I've never before had a business book that kept me turning pages like The Goal: A Process of Ongoing Improvement. Someone on one of the blogs I read suggested this so I requested it from the local library. When the 384-page paperback showed up I groaned - I do not usually get through nonfiction of this size. This is a business novel, which teaches its business principles through a story, so that helped a lot. I enjoyed both the story and was thrilled with the subject matter so much it really kept me moving till I got to the end.
I recognized many of the principles it teaches being related to Lean manufacturing, but didn't realize right away that this book was written a long time before Lean hit mainstream. For some reason that gives it more credibility in my mind.
The book is one man's journey to debunk common manufacturing theory errors. He has the help of a "guru" type character. Of course every book where the protagonist has a guru, it's important that the guru be scarce. You'll find this frequently in fantasy books - the main character has a guide, but that guide suddenly disappears for long periods of time, leaving the protagonist to struggle and often experience failure. Consider Gandalf in any story he's in, from The Hobbit through The Return of the King. That guy is disappearing (or dying, or having his staff broken) at the most inconvenient times! Leaving poor little hobbits and dwarves to fend for themselves, struggling (and learning and growing) in a cruel world.
Getting back to the book, here are some basic principles I found fun to ponder.
The success of a manufacturing plant can be improved by working on three values. In order of importance they are:
- Increasing throughput to sales.
- Decreasing inventory
- Decreasing operating expense.
To continually over time make changes in a manufacturing plant that move these numbers in these directions is to become more successful. In the book, the real value is in increasing throughput. The book purposely deemphasizes operating expenses.
- Throughput is limited by the bottlenecks of the production system. The bottlenecks must be identified.
- Trying to optimize anything besides the bottlenecks is a waste of time: it will not improve throughput.
- Keep the bottleneck resources running! An hour lost for a bottleneck resource means an hour lost all the way up and down the system.

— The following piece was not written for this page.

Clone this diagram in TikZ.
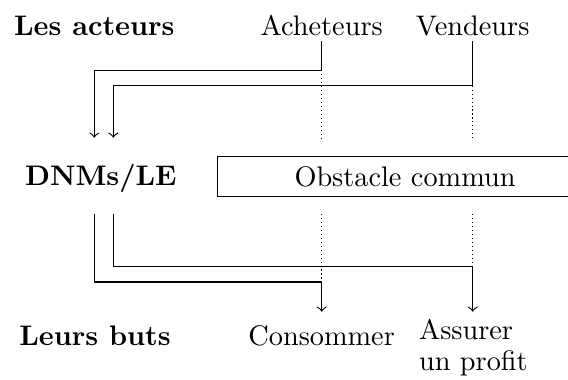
\documentclass[tikz,border=0pt]{standalone}
\begin{document}
\begin{tikzpicture}[x=0.3534pt,y=-0.3534pt,
  lbl/.style={anchor=base,inner sep=0pt},
  head/.style={lbl,font=\bfseries},
  conn/.style={->,line width=0.4pt},
  guide/.style={densely dotted,line width=0.4pt}]
\useasboundingbox (0,0) rectangle (568,379);
% row labels
\node[head] (lesacteurs) at (94.3,35) {Les acteurs};
\node[head] (dnms) at (100.8,185) {DNMs/LE};
\node[head] (leursbuts) at (95,345) {Leurs buts};
% actors
\node[lbl,inner ysep=1.77pt] (acheteurs) at (321.7,35) {Acheteurs};
\node[lbl,inner ysep=1.77pt] (vendeurs) at (472.7,35) {Vendeurs};
% obstacle
\node[draw,line width=0.4pt,minimum width=132.7pt,minimum height=13.9pt] (obstacle) at (405,176.4) {Obstacle commun};
% goals
\node[lbl] (consommer) at (321.7,345) {Consommer};
\node[anchor=base west,inner sep=0pt] (assurer) at (418.5,339.3)
  {\renewcommand\arraystretch{0.904}\begin{tabular}[t]{@{}l@{}}Assurer\\un profit\end{tabular}};
% coordinates
\coordinate (ab) at (94.3,70.3);
\coordinate (aend) at (94.3,137.7);
\coordinate (vb) at (113.3,85.7);
\coordinate (vend) at (113.3,137.7);
\coordinate (b1) at (94.3,214);
\coordinate (b2) at (113.3,214);
\coordinate (cc) at (321.7,282);
\coordinate (cend) at (321.7,311.7);
\coordinate (dd) at (472.7,266.7);
\coordinate (dend) at (472.7,311.7);
% connectors top
\draw[conn] (acheteurs.south) |- (ab) -- (aend);
\draw[conn] (vendeurs.south) |- (vb) -- (vend);
\draw[guide] (acheteurs.south |- ab) -- (acheteurs.south |- aend);
\draw[guide] (vendeurs.south |- vb) -- (vendeurs.south |- vend);
% connectors bottom
\draw[conn] (b1) |- (cc) -- (cend);
\draw[conn] (b2) |- (dd) -- (dend);
\draw[guide] (cc |- b1) -- (cc);
\draw[guide] (dd |- b1) -- (dd);
\end{tikzpicture}
\end{document}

The book illustrates why throughput is limited by the bottlenecks by including a section about a boy scout troop hiking single-file for six miles.
- The rate at which the last person of the troop travels the trail is throughput.
- The amount of space between the first and last scouts is inventory.
- The amount of effort each boy uses is operating expense.
One of the boys is a "bottleneck" because he's a bit out of shape. When the bottleneck is in the middle of the single-file line, bad things happen. The faster folks up front get way ahead, representing high inventory. The folks behind him can't go any faster than the bottleneck. Throughput of the entire system is constrained to the bottleneck, even when the other resources have excess capacity. Even the scouts up front, way ahead, aren't helping matters because the product isn't done until the last boy arrives at the camp. All they are doing is increasing inventory (waste) by always increasing the space between the first and last people.
The main character puts the bottleneck up front, and demands that everyone stay in line. Inventory at this point goes way down (good!) but throughput is still unchanged - they're still moving along at the bottleneck's pace. The boys complain about the slow-poke up front.
Then a very interesting thing happens. The protagonist gets everyone thinking about constructive ways to make the bottleneck faster. Before long they remove his backpack from him and share it among everyone who wants to go faster (they have excess capacity). Now the whole line speeds up:
- Throughput it up! Everyone is moving faster.
- Inventory is down! Everyone is still together.
- Operating expense is down! The brisk yet steady pace is efficient for everyone.
The leadership team at the manufacturing plant applies these, and other principles, to their plant to great success. Here's how they end up summarizing what they've done:
- Identify the system's constraints (bottlenecks).
- Decide how to exploit the system's constraints (focus everything on maximizing utilization on the constraint: minimize downtime, do a QA check on parts before they go through the bottleneck, etc.).
- Subordinate everything else to the above decision (don't try to maximize non-bottleneck resources; make them work in a way that supports the bottleneck. The idea of a "cadence" in a production line is in line with this).
- Elevate the system's constraints (try to improve the raw capacity of the bottlenecks, e.g., purchase more equipment or subcontract it out).
- Warning: if in this process a constraint is broken, go back to step 1, but do not allow inertia to cause a system's constraint. (I actually don't know what this means.)
The book concludes with a generalization of management. The hypothesis is that good management is properly figuring out (1) what to change, (2) what to change it to, and (3) how to change it. I think those might be clarifying steps to follow when one gets bogged down in a management situation.